### Exercise task:
Write out the records below from the first line through the line containing "const revenue = [306.1, 607.2, 1324.0];", leaving out any pictures.

### Given data:
________________________________________
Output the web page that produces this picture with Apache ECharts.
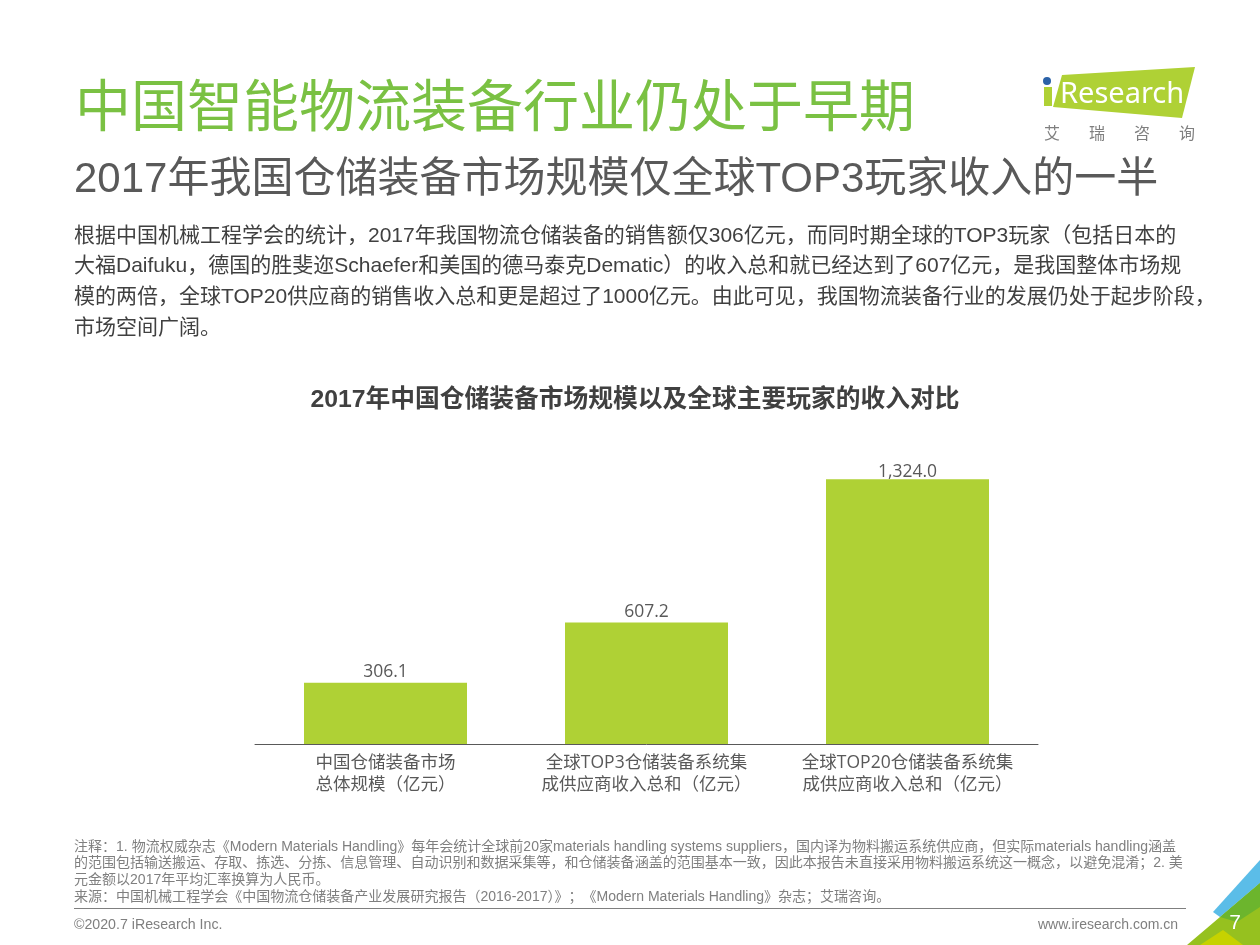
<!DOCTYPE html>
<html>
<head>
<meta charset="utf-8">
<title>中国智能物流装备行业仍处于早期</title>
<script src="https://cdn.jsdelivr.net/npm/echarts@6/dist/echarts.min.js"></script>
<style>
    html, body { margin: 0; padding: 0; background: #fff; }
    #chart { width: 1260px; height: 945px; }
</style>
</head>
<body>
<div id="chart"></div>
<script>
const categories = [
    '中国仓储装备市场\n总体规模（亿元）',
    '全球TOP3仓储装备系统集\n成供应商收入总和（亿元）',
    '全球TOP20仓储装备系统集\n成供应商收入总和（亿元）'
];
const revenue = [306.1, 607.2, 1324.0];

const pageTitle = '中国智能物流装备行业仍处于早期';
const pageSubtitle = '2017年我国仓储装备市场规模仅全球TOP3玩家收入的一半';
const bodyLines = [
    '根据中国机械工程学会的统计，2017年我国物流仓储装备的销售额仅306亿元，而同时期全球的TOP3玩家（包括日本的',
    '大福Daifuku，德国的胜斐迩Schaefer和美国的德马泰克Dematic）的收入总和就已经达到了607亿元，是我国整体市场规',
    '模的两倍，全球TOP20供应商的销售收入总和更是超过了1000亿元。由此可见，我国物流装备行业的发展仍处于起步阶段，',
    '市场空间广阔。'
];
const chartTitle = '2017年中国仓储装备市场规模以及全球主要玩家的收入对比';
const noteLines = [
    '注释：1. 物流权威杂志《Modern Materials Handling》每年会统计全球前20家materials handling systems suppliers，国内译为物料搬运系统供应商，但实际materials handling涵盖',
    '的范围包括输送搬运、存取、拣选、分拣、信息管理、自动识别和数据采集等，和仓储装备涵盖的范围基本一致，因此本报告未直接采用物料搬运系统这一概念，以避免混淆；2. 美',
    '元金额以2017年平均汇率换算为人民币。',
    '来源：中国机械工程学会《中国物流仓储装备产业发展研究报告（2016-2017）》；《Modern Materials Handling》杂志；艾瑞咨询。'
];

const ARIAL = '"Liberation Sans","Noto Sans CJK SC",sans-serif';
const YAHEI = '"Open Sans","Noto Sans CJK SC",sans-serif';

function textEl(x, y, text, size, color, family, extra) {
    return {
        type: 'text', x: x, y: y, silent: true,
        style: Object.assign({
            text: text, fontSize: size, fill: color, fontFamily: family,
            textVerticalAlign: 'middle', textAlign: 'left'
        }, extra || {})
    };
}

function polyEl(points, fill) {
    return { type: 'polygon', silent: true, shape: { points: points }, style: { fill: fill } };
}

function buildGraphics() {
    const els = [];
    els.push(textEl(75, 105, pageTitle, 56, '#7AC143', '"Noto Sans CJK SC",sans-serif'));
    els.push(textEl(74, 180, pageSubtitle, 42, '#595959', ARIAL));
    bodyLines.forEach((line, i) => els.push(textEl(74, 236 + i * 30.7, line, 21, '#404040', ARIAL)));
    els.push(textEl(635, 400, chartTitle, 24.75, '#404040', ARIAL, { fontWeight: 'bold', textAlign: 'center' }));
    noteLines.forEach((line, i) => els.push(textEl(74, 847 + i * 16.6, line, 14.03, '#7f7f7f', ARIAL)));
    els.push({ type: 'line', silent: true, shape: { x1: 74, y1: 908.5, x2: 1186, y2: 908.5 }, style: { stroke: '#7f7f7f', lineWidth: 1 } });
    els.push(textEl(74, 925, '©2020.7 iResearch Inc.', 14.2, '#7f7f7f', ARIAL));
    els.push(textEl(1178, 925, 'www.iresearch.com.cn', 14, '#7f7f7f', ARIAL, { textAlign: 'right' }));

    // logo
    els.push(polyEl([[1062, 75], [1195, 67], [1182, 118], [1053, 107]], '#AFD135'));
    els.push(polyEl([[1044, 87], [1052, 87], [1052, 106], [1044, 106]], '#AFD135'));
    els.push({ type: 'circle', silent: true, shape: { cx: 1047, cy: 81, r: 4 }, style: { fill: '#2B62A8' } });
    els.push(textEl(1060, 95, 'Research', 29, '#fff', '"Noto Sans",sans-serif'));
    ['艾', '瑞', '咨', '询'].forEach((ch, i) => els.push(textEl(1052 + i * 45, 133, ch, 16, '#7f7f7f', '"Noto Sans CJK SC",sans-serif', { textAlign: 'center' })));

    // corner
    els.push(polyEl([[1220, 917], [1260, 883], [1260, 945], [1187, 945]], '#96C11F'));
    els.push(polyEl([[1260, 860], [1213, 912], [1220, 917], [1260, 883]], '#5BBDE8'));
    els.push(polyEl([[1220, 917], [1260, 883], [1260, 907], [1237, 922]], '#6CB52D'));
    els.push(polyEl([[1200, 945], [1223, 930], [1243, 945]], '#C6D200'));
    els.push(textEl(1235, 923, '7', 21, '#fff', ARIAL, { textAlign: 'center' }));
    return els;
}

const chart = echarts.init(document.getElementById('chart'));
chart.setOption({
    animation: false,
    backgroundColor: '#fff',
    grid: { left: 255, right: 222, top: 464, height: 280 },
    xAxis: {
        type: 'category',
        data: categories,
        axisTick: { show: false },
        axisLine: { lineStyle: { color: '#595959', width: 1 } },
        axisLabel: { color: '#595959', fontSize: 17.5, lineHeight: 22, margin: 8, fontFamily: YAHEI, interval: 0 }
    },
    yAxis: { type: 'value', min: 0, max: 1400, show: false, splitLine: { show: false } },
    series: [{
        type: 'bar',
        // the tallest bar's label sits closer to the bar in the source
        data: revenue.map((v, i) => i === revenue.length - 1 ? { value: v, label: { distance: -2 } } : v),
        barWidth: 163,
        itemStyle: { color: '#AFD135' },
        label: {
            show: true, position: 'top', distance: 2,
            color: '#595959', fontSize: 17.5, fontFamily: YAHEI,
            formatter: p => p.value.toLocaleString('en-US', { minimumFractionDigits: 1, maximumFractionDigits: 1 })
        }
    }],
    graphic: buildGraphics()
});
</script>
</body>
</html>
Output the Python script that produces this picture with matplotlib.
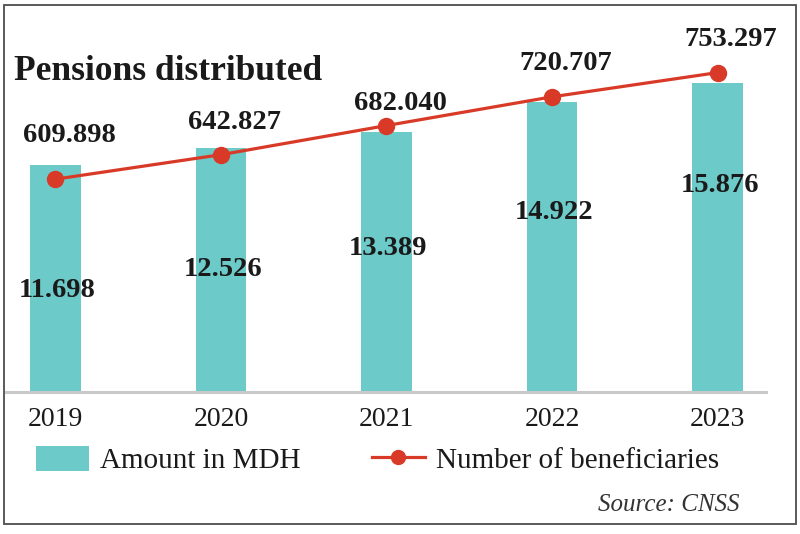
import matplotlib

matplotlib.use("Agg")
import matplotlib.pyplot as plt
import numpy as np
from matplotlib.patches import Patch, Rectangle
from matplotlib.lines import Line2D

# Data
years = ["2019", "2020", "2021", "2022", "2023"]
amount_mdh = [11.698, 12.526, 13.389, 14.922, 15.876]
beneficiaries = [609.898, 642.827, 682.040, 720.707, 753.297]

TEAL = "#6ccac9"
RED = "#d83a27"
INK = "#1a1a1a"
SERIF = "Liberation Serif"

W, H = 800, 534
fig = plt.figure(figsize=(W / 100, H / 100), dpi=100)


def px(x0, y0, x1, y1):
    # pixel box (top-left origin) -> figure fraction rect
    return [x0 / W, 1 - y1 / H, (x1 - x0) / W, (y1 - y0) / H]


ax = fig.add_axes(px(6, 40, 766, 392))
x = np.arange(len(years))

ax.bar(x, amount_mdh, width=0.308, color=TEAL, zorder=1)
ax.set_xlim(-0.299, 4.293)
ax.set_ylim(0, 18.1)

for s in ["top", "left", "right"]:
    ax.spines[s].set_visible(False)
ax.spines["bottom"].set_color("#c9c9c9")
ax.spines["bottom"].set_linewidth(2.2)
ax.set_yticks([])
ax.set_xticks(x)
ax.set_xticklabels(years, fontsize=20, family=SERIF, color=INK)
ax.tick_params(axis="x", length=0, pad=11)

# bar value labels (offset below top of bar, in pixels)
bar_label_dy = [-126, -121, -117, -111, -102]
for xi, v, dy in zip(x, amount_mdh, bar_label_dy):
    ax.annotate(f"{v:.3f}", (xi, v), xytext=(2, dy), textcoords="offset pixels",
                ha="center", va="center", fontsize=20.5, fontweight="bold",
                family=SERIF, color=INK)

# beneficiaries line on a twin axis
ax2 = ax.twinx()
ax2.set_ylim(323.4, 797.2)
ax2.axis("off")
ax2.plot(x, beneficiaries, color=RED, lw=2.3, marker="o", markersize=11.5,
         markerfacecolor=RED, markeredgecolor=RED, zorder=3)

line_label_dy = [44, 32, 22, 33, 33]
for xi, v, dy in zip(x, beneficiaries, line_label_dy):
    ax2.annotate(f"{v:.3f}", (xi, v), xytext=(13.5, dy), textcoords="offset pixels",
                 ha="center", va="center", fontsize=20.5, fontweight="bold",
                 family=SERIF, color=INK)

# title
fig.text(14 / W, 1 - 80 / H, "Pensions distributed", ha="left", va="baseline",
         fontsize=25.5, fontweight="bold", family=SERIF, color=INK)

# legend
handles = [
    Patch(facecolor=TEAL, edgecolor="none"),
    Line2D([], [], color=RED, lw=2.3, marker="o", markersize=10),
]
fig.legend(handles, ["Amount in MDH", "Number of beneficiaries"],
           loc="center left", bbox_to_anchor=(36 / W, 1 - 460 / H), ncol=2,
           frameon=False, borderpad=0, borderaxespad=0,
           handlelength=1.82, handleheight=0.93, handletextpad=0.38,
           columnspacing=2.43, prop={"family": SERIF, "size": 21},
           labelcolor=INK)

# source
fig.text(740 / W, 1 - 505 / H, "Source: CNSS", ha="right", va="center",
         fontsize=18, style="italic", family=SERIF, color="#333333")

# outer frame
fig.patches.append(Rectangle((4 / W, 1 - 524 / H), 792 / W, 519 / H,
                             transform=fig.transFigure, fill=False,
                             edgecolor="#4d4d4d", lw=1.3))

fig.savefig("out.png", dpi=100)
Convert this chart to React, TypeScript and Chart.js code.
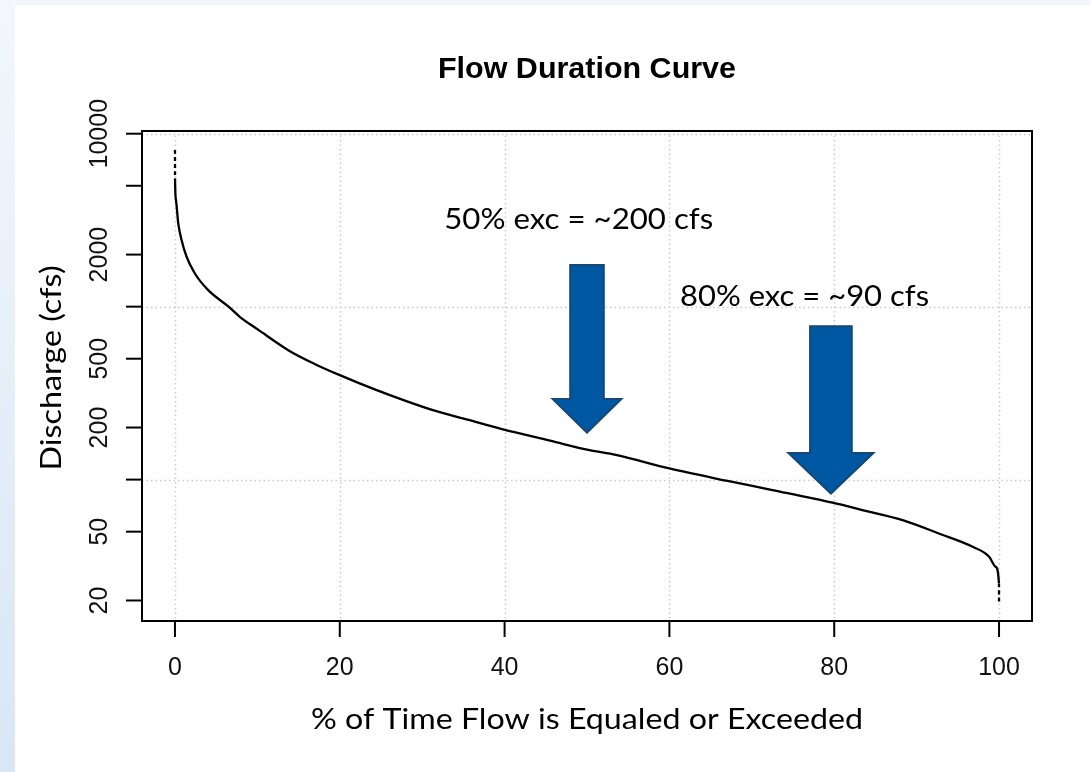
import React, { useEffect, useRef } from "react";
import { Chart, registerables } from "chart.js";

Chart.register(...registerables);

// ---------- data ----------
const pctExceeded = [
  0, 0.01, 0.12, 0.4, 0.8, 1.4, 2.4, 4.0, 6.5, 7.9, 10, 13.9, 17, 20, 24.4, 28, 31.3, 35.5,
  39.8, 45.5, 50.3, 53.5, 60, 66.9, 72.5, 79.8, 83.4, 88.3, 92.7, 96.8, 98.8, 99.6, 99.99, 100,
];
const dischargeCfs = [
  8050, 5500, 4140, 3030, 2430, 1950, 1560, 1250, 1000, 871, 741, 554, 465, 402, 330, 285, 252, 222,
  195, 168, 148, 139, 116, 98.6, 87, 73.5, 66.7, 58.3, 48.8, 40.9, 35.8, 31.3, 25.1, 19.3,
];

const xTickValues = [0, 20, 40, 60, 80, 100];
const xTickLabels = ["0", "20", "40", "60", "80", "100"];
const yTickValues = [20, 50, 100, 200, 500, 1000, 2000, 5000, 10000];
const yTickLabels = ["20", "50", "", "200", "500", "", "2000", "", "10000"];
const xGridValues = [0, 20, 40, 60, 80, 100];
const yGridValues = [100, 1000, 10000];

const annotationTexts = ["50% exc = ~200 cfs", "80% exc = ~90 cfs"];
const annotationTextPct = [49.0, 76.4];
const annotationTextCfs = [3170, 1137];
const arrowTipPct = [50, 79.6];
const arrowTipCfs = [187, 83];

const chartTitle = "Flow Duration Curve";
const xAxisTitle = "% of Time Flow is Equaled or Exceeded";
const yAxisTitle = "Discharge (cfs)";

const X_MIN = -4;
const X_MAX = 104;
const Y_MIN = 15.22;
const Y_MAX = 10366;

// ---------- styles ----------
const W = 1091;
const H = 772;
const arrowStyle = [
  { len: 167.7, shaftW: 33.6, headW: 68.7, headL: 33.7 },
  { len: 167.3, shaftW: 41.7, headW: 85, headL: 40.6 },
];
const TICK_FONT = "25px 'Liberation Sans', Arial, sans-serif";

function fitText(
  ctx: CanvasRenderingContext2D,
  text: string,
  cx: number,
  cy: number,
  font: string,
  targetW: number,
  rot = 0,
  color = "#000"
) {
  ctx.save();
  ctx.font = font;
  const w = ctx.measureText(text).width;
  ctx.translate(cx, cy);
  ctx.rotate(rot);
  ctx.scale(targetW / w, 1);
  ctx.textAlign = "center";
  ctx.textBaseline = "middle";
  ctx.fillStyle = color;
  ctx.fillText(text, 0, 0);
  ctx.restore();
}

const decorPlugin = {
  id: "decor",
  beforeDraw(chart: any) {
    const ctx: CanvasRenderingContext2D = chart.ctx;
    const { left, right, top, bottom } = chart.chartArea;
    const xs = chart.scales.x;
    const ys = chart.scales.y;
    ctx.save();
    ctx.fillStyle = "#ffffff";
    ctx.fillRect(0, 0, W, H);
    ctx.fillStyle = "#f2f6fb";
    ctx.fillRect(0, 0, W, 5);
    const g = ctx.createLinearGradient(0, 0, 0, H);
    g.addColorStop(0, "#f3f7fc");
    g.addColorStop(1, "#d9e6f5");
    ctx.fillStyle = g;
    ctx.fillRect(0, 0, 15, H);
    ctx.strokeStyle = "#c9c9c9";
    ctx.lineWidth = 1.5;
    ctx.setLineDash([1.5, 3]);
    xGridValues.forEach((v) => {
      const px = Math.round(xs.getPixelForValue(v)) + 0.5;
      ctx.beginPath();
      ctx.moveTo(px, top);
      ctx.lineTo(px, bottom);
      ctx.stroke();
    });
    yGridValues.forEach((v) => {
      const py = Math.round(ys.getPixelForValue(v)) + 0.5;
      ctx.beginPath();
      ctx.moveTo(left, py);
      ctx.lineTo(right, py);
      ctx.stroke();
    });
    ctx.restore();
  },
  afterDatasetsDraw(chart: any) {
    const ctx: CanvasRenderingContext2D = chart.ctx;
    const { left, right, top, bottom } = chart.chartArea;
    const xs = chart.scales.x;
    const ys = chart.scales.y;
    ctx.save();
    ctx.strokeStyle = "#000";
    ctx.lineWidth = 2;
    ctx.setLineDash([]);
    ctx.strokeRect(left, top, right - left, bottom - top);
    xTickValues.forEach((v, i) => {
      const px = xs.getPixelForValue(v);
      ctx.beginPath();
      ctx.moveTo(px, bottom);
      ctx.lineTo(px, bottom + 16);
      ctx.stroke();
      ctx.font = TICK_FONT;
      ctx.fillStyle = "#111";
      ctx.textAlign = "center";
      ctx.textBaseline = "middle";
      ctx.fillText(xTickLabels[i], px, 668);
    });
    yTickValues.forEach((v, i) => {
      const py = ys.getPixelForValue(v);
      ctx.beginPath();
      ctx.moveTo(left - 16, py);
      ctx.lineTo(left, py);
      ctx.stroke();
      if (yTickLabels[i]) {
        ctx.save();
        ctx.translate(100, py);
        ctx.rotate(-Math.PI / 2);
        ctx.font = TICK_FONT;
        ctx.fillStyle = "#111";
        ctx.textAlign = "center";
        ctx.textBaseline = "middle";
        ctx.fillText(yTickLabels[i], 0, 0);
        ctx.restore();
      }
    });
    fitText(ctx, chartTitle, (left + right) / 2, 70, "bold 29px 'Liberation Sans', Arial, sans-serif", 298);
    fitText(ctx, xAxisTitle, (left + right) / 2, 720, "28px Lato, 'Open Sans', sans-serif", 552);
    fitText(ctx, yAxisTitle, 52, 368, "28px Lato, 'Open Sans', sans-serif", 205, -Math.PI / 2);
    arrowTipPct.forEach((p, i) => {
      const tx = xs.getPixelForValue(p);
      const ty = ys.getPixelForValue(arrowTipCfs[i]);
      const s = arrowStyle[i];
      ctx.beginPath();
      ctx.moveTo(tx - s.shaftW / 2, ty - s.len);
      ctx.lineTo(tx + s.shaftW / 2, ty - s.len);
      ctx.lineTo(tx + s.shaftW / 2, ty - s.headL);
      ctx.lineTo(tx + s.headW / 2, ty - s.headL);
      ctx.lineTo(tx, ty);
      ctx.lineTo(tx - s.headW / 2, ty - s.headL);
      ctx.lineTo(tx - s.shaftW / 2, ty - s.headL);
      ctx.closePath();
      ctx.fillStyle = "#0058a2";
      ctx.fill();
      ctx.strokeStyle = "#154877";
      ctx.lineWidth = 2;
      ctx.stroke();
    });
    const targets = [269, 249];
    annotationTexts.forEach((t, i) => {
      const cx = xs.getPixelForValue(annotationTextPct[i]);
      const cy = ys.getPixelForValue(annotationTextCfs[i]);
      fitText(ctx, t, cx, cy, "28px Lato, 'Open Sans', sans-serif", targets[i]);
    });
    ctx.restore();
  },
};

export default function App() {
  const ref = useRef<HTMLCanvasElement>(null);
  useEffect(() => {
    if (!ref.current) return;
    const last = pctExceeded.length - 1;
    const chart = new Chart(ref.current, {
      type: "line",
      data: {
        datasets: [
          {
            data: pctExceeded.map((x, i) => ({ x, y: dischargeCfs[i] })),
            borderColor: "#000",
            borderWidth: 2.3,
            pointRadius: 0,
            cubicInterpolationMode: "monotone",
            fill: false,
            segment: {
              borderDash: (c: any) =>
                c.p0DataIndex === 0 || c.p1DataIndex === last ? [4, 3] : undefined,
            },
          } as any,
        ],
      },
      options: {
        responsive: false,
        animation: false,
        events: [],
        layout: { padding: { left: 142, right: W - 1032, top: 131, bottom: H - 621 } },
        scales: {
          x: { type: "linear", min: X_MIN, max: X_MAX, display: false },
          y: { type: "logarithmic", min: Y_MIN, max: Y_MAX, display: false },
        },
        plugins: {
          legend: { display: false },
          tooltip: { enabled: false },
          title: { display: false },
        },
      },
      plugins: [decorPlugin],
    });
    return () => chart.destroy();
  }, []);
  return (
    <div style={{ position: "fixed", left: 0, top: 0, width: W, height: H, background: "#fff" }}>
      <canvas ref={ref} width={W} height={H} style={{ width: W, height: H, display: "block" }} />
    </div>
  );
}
________________________________________
### Output:
Output the web page that produces this picture with Apache ECharts.
<!DOCTYPE html>
<html>
<head>
<meta charset="utf-8">
<title>中国智能物流装备行业仍处于早期</title>
<script src="https://cdn.jsdelivr.net/npm/echarts@6/dist/echarts.min.js"></script>
<style>
    html, body { margin: 0; padding: 0; background: #fff; }
    #chart { width: 1260px; height: 945px; }
</style>
</head>
<body>
<div id="chart"></div>
<script>
const categories = [
    '中国仓储装备市场\n总体规模（亿元）',
    '全球TOP3仓储装备系统集\n成供应商收入总和（亿元）',
    '全球TOP20仓储装备系统集\n成供应商收入总和（亿元）'
];
const revenue = [306.1, 607.2, 1324.0];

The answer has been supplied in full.